Me and My Infertile Shadow (the remix)

So here I am 6 months pregnant with twins. I never in a million years imagined I'd be having twins. My maternal great grandmother had fraternal twins, and I hadn't realized that this increased my own chances. SP and I (SP being my husband) tried to conceive for a year and a half, during which I endurred 2 surgeries for endometriomas on my ovaries. (Endometriomas are bloody cysts caused by the condition endometriosis. I won't go into what exactly that is, because not even the medical world seems to be able to decide. Suffice to say, it can seem to get in the way of getting knocked up.) The second surgery was easy... in through the belly button and up within a week. In fact, I think I'll call it "the ole in 'n' up" from now on. Maybe it will catch on.

The first surgery was a nightmare. I didn't yet know that I had endometriosis. I was sitting in a grad class when all of a sudden I got a terrible radiating pain on my left side where I'd usually get cramps. It radiated to my back. I had to excuse myself and was in the emergency room by that night. There I was misdiagnosed, but that sent me to my own doctor 2 days later. I was on my way in to teach at the time. The doc felt my abdomen and told me to go straight to the hospital instead. He would need to perform surgery on me that very night! And not the ole in 'n' up. No, this would be a long horizontal incision that would require 6 weeks recovery in bed. Surprise!

Well, I came through both surgeries okay obviously. But the first one really got me down mentally. When I didn't get pregnant within 6 months of that first surgery, my doc became less encouraging about me getting pregnant, and I began to believe I would not. Of course, if you've been through infertility you know the old story of watching relatives and friends get pregnant when "we weren't even trying and it just happened and..." blahblahblah. To say it was hard is somehow not descriptive enough. It's its own classification of hard. I realized pretty quickly I was going downhill and started going to a therapist to figure out how to not feel like shit all the time. That truly was the main goal.

Therapy sort of helped. What I mostly discovered was that it was okay to feel bad about not getting pregnant and okay to not want to see pregnant women or people with new babies. Eureka! I guess I thought I'd discover something deeper about myself, like I was sad because of my own childhood or lack of mothering or something big like that, and THAT was the reason I was so inexplicably sad about not getting pregnant while others did. But no, the answer turned out to be I was just sad about not getting pregnant. Accepting that and feeling it for what it was really did help me cope. It didn't make the pain and frustration go away but nothing short of a baby could, and I came to understand that. Coping is an ongoing process, not a quick fix. Too bad, I like quick fixes. But on the upside, having to work through all of that brought SP and me closer, and I'm so thankful, not for the bad times but for the absolute beauty of that closeness.

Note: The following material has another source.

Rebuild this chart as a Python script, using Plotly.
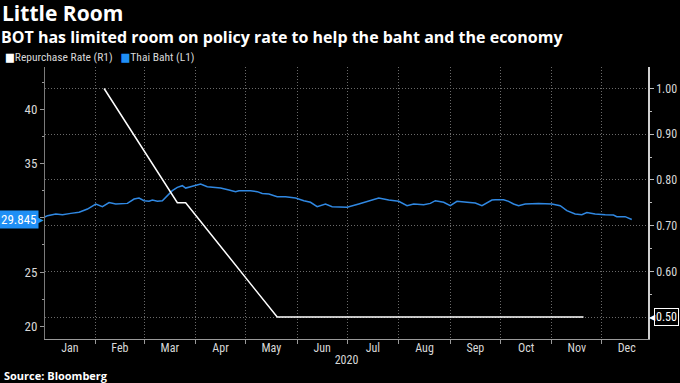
import plotly.graph_objects as go

# ---------------- data ----------------
baht_dates = [
    "2020-01-01", "2020-01-03", "2020-01-08", "2020-01-12", "2020-01-17", "2020-01-22",
    "2020-01-27", "2020-02-01", "2020-02-05", "2020-02-09", "2020-02-13", "2020-02-20",
    "2020-02-24", "2020-02-27", "2020-03-01", "2020-03-04", "2020-03-06", "2020-03-09",
    "2020-03-12", "2020-03-15", "2020-03-18", "2020-03-21", "2020-03-24", "2020-03-26",
    "2020-03-29", "2020-03-31", "2020-04-04", "2020-04-08", "2020-04-12", "2020-04-16",
    "2020-04-21", "2020-04-25", "2020-04-27", "2020-05-04", "2020-05-08", "2020-05-11",
    "2020-05-15", "2020-05-20", "2020-05-25", "2020-05-31", "2020-06-05", "2020-06-09",
    "2020-06-13", "2020-06-18", "2020-06-22", "2020-06-28", "2020-07-01", "2020-07-08",
    "2020-07-14", "2020-07-20", "2020-07-26", "2020-08-01", "2020-08-06", "2020-08-10",
    "2020-08-16", "2020-08-20", "2020-08-23", "2020-08-28", "2020-09-01", "2020-09-05",
    "2020-09-11", "2020-09-16", "2020-09-20", "2020-09-26", "2020-09-28", "2020-10-03",
    "2020-10-06", "2020-10-09", "2020-10-12", "2020-10-16", "2020-10-24", "2020-11-01",
    "2020-11-06", "2020-11-10", "2020-11-15", "2020-11-19", "2020-11-22", "2020-11-27",
    "2020-12-03", "2020-12-08", "2020-12-10", "2020-12-15", "2020-12-19",
]
baht_values = [
    30.05, 30.20, 30.35, 30.29, 30.41, 30.51,
    30.81, 31.27, 31.03, 31.40, 31.27, 31.33,
    31.73, 31.82, 31.58, 31.52, 31.64, 31.52,
    31.58, 32.04, 32.50, 32.81, 32.96, 32.74,
    32.87, 32.96, 33.11, 32.87, 32.81, 32.74,
    32.56, 32.41, 32.50, 32.50, 32.41, 32.25,
    32.19, 31.95, 31.95, 31.82, 31.58, 31.43,
    31.03, 31.27, 31.03, 30.97, 30.97, 31.27,
    31.52, 31.82, 31.64, 31.52, 31.12, 31.27,
    31.21, 31.33, 31.58, 31.43, 31.12, 31.52,
    31.43, 31.36, 31.12, 31.64, 31.67, 31.67,
    31.52, 31.27, 31.12, 31.27, 31.33, 31.27,
    31.12, 30.66, 30.35, 30.29, 30.48, 30.35,
    30.29, 30.26, 30.11, 30.11, 29.845,
]
repo_dates = ["2020-02-06", "2020-03-21", "2020-03-26", "2020-05-20", "2020-11-20"]
repo_values = [1.00, 0.75, 0.75, 0.50, 0.50]

left_tickvals = [20, 25, 30, 35, 40]
left_ticktext = ["20", "25", "", "35", "40"]
right_tickvals = [0.5, 0.6, 0.7, 0.8, 0.9, 1.0]
right_ticktext = ["", "0.60", "0.70", "0.80", "0.90", "1.00"]

last_baht = baht_values[-1]
last_repo = repo_values[-1]

# ---------------- style ----------------
BG = "#000000"
BLUE_LINE = "#3088e2"
BLUE_LABEL = "#1f8ff5"
TXT = "#d8d8d8"
GRID = "#6a6a6a"
FONT = "Roboto Condensed, DejaVu Sans Condensed, Roboto, sans-serif"
HEAD = "Open Sans, Roboto, sans-serif"

fig = go.Figure()
fig.add_trace(go.Scatter(
    x=baht_dates, y=baht_values, mode="lines", yaxis="y",
    line=dict(color=BLUE_LINE, width=1.5), showlegend=False, hoverinfo="skip",
))
fig.add_trace(go.Scatter(
    x=repo_dates, y=repo_values, mode="lines", yaxis="y2",
    line=dict(color="#ffffff", width=1.5), showlegend=False, hoverinfo="skip",
))

fig.update_layout(
    width=680, height=383,
    paper_bgcolor=BG, plot_bgcolor=BG,
    margin=dict(l=45, r=32, t=67, b=44, autoexpand=False),
    font=dict(family=FONT, color=TXT, size=12),
    xaxis=dict(
        range=["2020-01-01 12:00", "2020-12-28 18:00"],
        type="date", tick0="2020-01-01", dtick="M1", tickformat="%b",
        ticklabelmode="period", ticklabelstandoff=-6,
        showgrid=True, gridcolor=GRID, griddash="1px,2px", gridwidth=1,
        showline=True, linecolor="#9a9a9a", linewidth=1,
        ticks="outside", ticklen=4, tickcolor="#9a9a9a",
        tickfont=dict(size=12, color=TXT),
        title=dict(text="2020", font=dict(size=12, color=TXT), standoff=1),
        zeroline=False, automargin=False,
    ),
    yaxis=dict(
        range=[18.84, 43.89],
        tickvals=left_tickvals, ticktext=left_ticktext,
        showgrid=False, zeroline=False,
        showline=True, linecolor="#7a7a7a", linewidth=1,
        ticks="outside", ticklen=4, tickcolor="#9a9a9a",
        tickfont=dict(size=13, color=TXT), automargin=False,
        minor=dict(tick0=20, dtick=2.5, ticks="outside", ticklen=2, tickcolor="#9a9a9a", showgrid=False),
    ),
    yaxis2=dict(
        range=[0.452, 1.047], overlaying="y", side="right",
        tickvals=right_tickvals, ticktext=right_ticktext,
        showgrid=True, gridcolor=GRID, griddash="1px,2px", gridwidth=1,
        zeroline=False,
        showline=True, linecolor="#d0d0d0", linewidth=1.5,
        ticks="outside", ticklen=4, tickcolor="#bbbbbb",
        tickfont=dict(size=12, color=TXT), automargin=False,
        minor=dict(tick0=0.5, dtick=0.05, ticks="outside", ticklen=2, tickcolor="#bbbbbb", showgrid=False),
    ),
)

ann = []
# title & subtitle
ann.append(dict(text="<b>Little Room</b>", xref="paper", yref="paper", x=0, xshift=-44,
                y=1.1967, xanchor="left", yanchor="middle", showarrow=False, borderpad=0,
                font=dict(family=HEAD, size=21, color="#ffffff")))
ann.append(dict(text="<b>BOT has limited room on policy rate to help the baht and the economy</b>",
                xref="paper", yref="paper", x=0, xshift=-45, y=1.1121, xanchor="left", yanchor="middle",
                showarrow=False, borderpad=0, font=dict(family=HEAD, size=16, color="#ffffff")))
# legend
ann.append(dict(text=("<span style='color:#ffffff'>■</span>Repurchase Rate (R1)   "
                      f"<span style='color:{BLUE_LABEL}'>■</span>Thai Baht (L1)"),
                xref="paper", yref="paper", x=0, xshift=-42, y=1.037, xanchor="left", yanchor="middle",
                showarrow=False, font=dict(size=11.5, color=TXT)))
# source
ann.append(dict(text="<b>Source: Bloomberg</b>", xref="paper", yref="paper", x=0, xshift=-43,
                y=-0.136, xanchor="left", yanchor="middle", showarrow=False,
                font=dict(family=HEAD, size=11, color="#ffffff")))
# last value labels
ann.append(dict(text=f"{last_baht:.3f}", xref="paper", yref="y", x=0, xshift=-6, y=last_baht,
                xanchor="right", yanchor="middle", showarrow=False, bgcolor=BLUE_LABEL,
                borderpad=1, font=dict(size=13, color="#ffffff")))
ann.append(dict(text="▶", xref="paper", yref="y", x=0, xshift=1, y=last_baht,
                xanchor="right", yanchor="middle", showarrow=False,
                font=dict(family="DejaVu Sans", size=10, color=BLUE_LABEL)))
ann.append(dict(text=f"{last_repo:.2f}", xref="paper", yref="y2", x=1, xshift=6, y=last_repo,
                xanchor="left", yanchor="middle", showarrow=False, bgcolor="#000000",
                bordercolor="#ffffff", borderwidth=1, borderpad=1, font=dict(size=12, color="#ffffff")))
ann.append(dict(text="◀", xref="paper", yref="y2", x=1, xshift=-1, y=last_repo,
                xanchor="left", yanchor="middle", showarrow=False,
                font=dict(family="DejaVu Sans", size=8, color="#ffffff")))
fig.update_layout(annotations=ann)

fig.write_html("out.html", config={"displayModeBar": False},
               post_script="document.body.style.margin='0';document.body.style.overflow='hidden';")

So let's bring it all back to the pregancy, which is now. After the second surgery, done by a RE (reproductive specialist, for those who don't know), we discussed going on fertility drugs with the RE. We talked about drug options, possible consequences, timing, etc. I decided I needed a little time to think about these options. I was in a good place but admittedly disappointed we'd have to start drugs (though it was probably overdue at this point). I was dragging my feet and decided I'd wait another month to start drugs, since I wanted to run in a 10-mile race and the doc said that the stimulating drugs and all that bouncing up and down might be risky to my ovarian health. Well, the next month I did not get my period. And to top that off, I got my first positive pregnancy test ever. And to top THAT off, we found out we were having twins!! The RE thought for a moment that maybe we had somehow confiscated fertility drugs from her office and taken them in a dark alley. But we didn't. I guess it was genetics. And that leads me to where I am now. Real big and real happy.

It took me a while to feel a part of the Happy Pregnant Ladies Club. That bitter person still dominated, the one who watched what seemed like the world accidentally become pregnant. It's not that I didn't feel grateful or excited; it's just that I felt like it would be taken away from me because I somehow didn't belong. I wondered if They had accidentally granted me membership, neglecting to notice that I came from the wrong side of the tracks? But with a fast-growing belly and nausea and vomiting (which, at 6+ months, I still have) I soon earned my membership, accident or not. And now I wait and hope and pray that the three of us can see it through. I am on modified bedrest, so you will be hearing a lot from me. The options are watching daytime TV, knitting, or blogging, so you know where this is going.

Thanks for reading.

2 Comments:

Anonymous Anonymous said...

Testing.

12:59 PM  
Blogger Jen said...

Don't knock knitting! I can't do it much right now and it's really bumming me out!

Glad to see you've joined the blogBorg.